The second assumption is that Congress is about to adjourn for the election -- it's now or never. But it turns out that the senior members of the key house and senate committees of both parties all have safe seats.
So here is the Kuttner plan, as a wiser alternative to the Paulson plan:
Congress appoints a small bipartisan legislative committee, made up of the senior members of the House Financial Services Committee and Senate Banking Committee and a few other respected and expert legislators. The rest of Congress adjourns and goes home to campaign. The special committee interviews experts, holds hearings, and reports back with draft legislation on Tuesday, October 14, the day after Columbus Day. Congress comes back into emergency session and acts by the end of the week.
Paulson's tactic of demanding instant action because impending catastrophe recalls how the same Bush Administration rushed through the USA PATRIOT Act. But there are two key differences. After 9/11, American citizens were terrified and willing to give the Bush administration whatever it wanted. And Congress totally caved. This time, citizens are frightened -- but not gulled. Congress is hearing from constituents that the Paulson plan is an outrage. The easy vote is to oppose it.
So let's stipulate that Democrats get the other major provisions that the public interest requires. These include:
- Limits on executive compensation
- A companion economic stimulus package
- More help for distressed homeowners
- An option for government to get some stock in companies it helps
- An oversight panel to approve Paulson's proposed deals.
But what about the core of the Paulson plan itself? Here, Congress needs to think outside the box. Paulson's basic idea is to have government buy up $700 billion worth of dubious mortgaged-backed securities, hold them for a time until normal markets resume functioning -- is both necessary and sufficient. The plan has three larger purposes: recapitalize banks; get bad paper out of the system; and restore confidence generally so that the downward spiral ceases and the frozen credit markets unlock.
However, Paulson's approach is not the only way of fixing what's broken. At the heart of the problem is that the exotic mortgages that were the underlying basis for additional layers of derivative securities are, to use the technical term, crap. These securities include bonds backed by the mortgages, insurance contracts guaranteeing the bonds against default, etc. They are valued at many times the mortgages themselves, thanks to the miracle of leverage. As the whole show "unwinds," financial institutions and their investors are out many trillions.

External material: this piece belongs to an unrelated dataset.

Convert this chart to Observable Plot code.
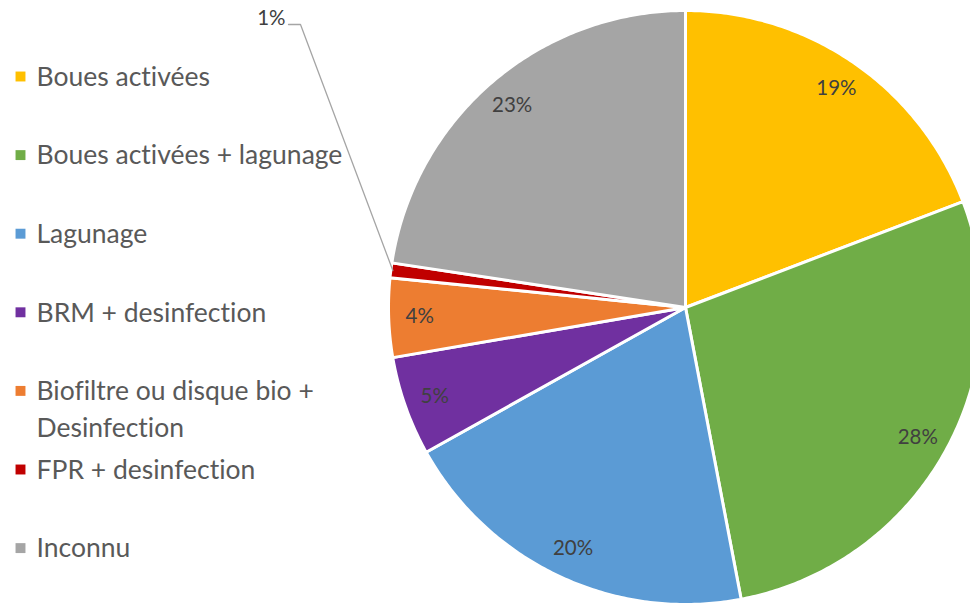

So one alternative to the Paulson plan is to stop the foreclosures, allow at-risk homeowners to refinance at below-market rates, and pay off the existing bondholders at so many cents on the dollar. For a lot less than $700 billion, we could refinance every mortgage in America that is at risk of foreclosure. Along the way, we could keep people in their homes and shore up the collapse in housing prices. Paulson's plan does neither. Markets would begin loosening up, as in Paulson's plan, but the route would be bottom-up rather than top-down. Homeowners would be the primary beneficiaries rather than the incidental ones. With Paulson's approach, the wave of foreclosures continues, reducing the likelihood that the government gets its money back.
But don't take my word for it. Spent three weeks taking testimony from dozens of experts and compare the two scenarios. Hold comprehensive hearings before you legislate. Imagine that.

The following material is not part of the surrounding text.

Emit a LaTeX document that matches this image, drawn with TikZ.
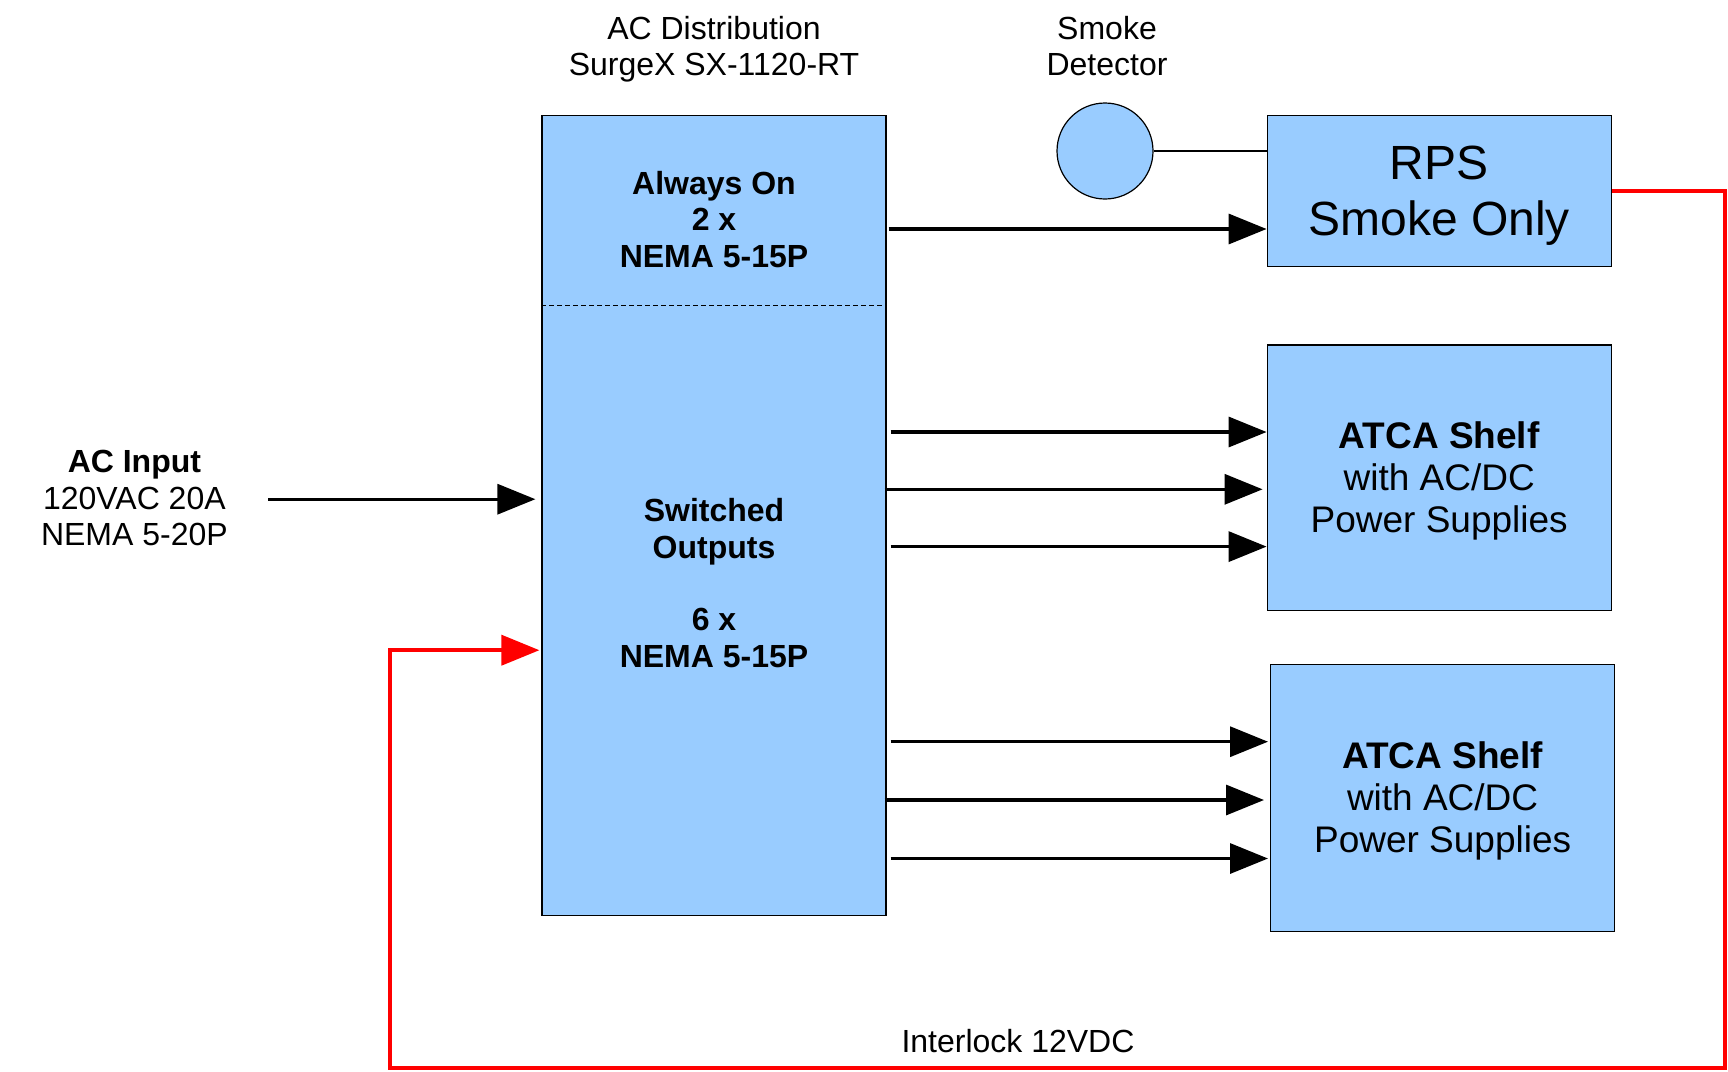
\documentclass[tikz,border=0pt]{standalone}
\usepackage{fontspec}
\setmainfont{Liberation Sans}
\usetikzlibrary{arrows.meta}
\definecolor{boxblue}{HTML}{99CCFF}

\begin{document}
\begin{tikzpicture}[x=0.5pt, y=-0.5pt,
  unit/.style={draw=black, line width=0.6pt, fill=boxblue, inner sep=0pt, align=center},
  txt/.style={align=center, font=\fontsize{16}{18.2}\selectfont},
  shelftxt/.style={align=center, font=\fontsize{18.5}{21}\selectfont},
  feed/.style={line width=1.65pt, -{Triangle[length=19pt,width=15pt]}},
  lock/.style={line width=1.9pt, red, -{Triangle[length=19pt,width=15pt]}}]
% Fix the page size
\useasboundingbox (0,0) rectangle (1728,1071);
% Draw the AC distribution unit
\node[unit, minimum width=172pt, minimum height=400pt] (dist) at (714,515.8) {};
% Split it into the always on part and the switched part
\draw[line width=0.5pt, dash pattern=on 2.5pt off 1.5pt] (dist.west |- 0,305.3) -- (dist.east |- 0,305.3);
% Put the titles above the unit and the detector
\node[txt] (disttitle) at (714,49.5) {AC Distribution\\SurgeX SX-1120-RT};
\node[txt] (smoketitle) at (1107,45.8) {Smoke\\Detector};
% Texts inside the unit
\node[txt, font=\bfseries\fontsize{16}{18.2}\selectfont] (alwayson) at (714,219.3) {Always On\\2 x\\NEMA 5-15P};
\node[txt, font=\bfseries\fontsize{16}{18.2}\selectfont] (switched) at (714,583) {Switched\\Outputs\\ \\6 x\\NEMA 5-15P};
% Draw the smoke detector and the RPS
\node[unit, circle, minimum size=48pt] (smoke) at (1105,151) {};
\node[unit, minimum width=172pt, minimum height=75.5pt] (rps) at (1439.2,191.2) {};
\node[align=center, font=\fontsize{24}{28}\selectfont] (rpstxt) at (1439.2,195.6) {RPS\\Smoke Only};
\draw[line width=0.6pt] (smoke.east) -- (rps.west |- smoke.east);
% Draw the two ATCA shelves
\node[unit, minimum width=172pt, minimum height=132.75pt] (atcaa) at (1439.2,477.7) {};
\node[shelftxt] (atcaatxt) at (1439.2,481) {\textbf{ATCA Shelf}\\with AC/DC\\Power Supplies};
\node[unit, minimum width=172pt, minimum height=133.35pt] (atcab) at (1442.6,797.9) {};
\node[shelftxt] (atcabtxt) at (1442.6,801.2) {\textbf{ATCA Shelf}\\with AC/DC\\Power Supplies};
% AC input on the left
\node[txt] (acin) at (134.4,498) {\textbf{AC Input}\\120VAC 20A\\NEMA 5-20P};
\draw[feed] (268,499.2) -- ([xshift=-3pt]dist.west |- 0,499.2);
% Always on output to the RPS
\draw[feed] ([xshift=1pt]dist.east |- 0,229) -- (rps.west |- 0,229);
% Switched outputs to the first shelf
\draw[feed] ([xshift=2pt]dist.east |- 0,432) -- (atcaa.west |- 0,432);
\draw[feed] ([xshift=-1pt]dist.east |- 0,489.3) -- ([xshift=-2pt]atcaa.west |- 0,489.3);
\draw[feed] ([xshift=2pt]dist.east |- 0,546.6) -- (atcaa.west |- 0,546.6);
% Switched outputs to the second shelf
\draw[feed] ([xshift=2pt]dist.east |- 0,741.7) -- ([xshift=-1pt]atcab.west |- 0,741.7);
\draw[feed] ([xshift=-1pt]dist.east |- 0,800) -- ([xshift=-3pt]atcab.west |- 0,800);
\draw[feed] ([xshift=2pt]dist.east |- 0,858.5) -- ([xshift=-1pt]atcab.west |- 0,858.5);
% Interlock loop from the RPS back to the unit
\draw[lock] (rps.east |- 0,190.7) -| (1724.7,1067.9) -| (390,650.2) -- ([xshift=-1pt]dist.west |- 0,650.2);
\node[txt] (interlock) at (1018,1041.4) {Interlock 12VDC};
\end{tikzpicture}
\end{document}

A second alternative is the form that the recapitalizing takes. Instead of just taking bad paper out of the system, government could assume some of the perquisites that go with investment -- namely ownership. The best expert witness here is Sheila Bair, who heads the FDIC. Paulson has given every large and unregulated financial institution in America an implicit government guarantee. The FDIC, by contrast, gives explicit guarantees, but these guarantees are conditioned on regular examinations of their investment policies, their management, and the quality of their assets. When an FDIC-insured bank fails because of dumb policies, the government doesn't just buy its bad paper and give management another chance; the FDIC often takes it over and cleans it up.
As I have previously noted, the alternative to just pumping in money is to purge some bad actors as well as bad assets. No, the government can't take over every financial institution, but it would be salutary if it took over a few, at least as a powerful minority shareholder.
Re-regulating the whole financial system will take a little longer -- it will be the job of the next administration. But Congress can at least make sure it does this interim recapitalization as well as possible.
And here is one final suggestion, which can be described as constructive mischief. The committee should invite testimony, with plenty of unscripted questions and answers, from Barack Obama, John McCain, Joe Biden, and Sarah Palin. And the unscripted responses of Sarah ("One-Heartbeat-Away") Palin should be aired live, in prime time.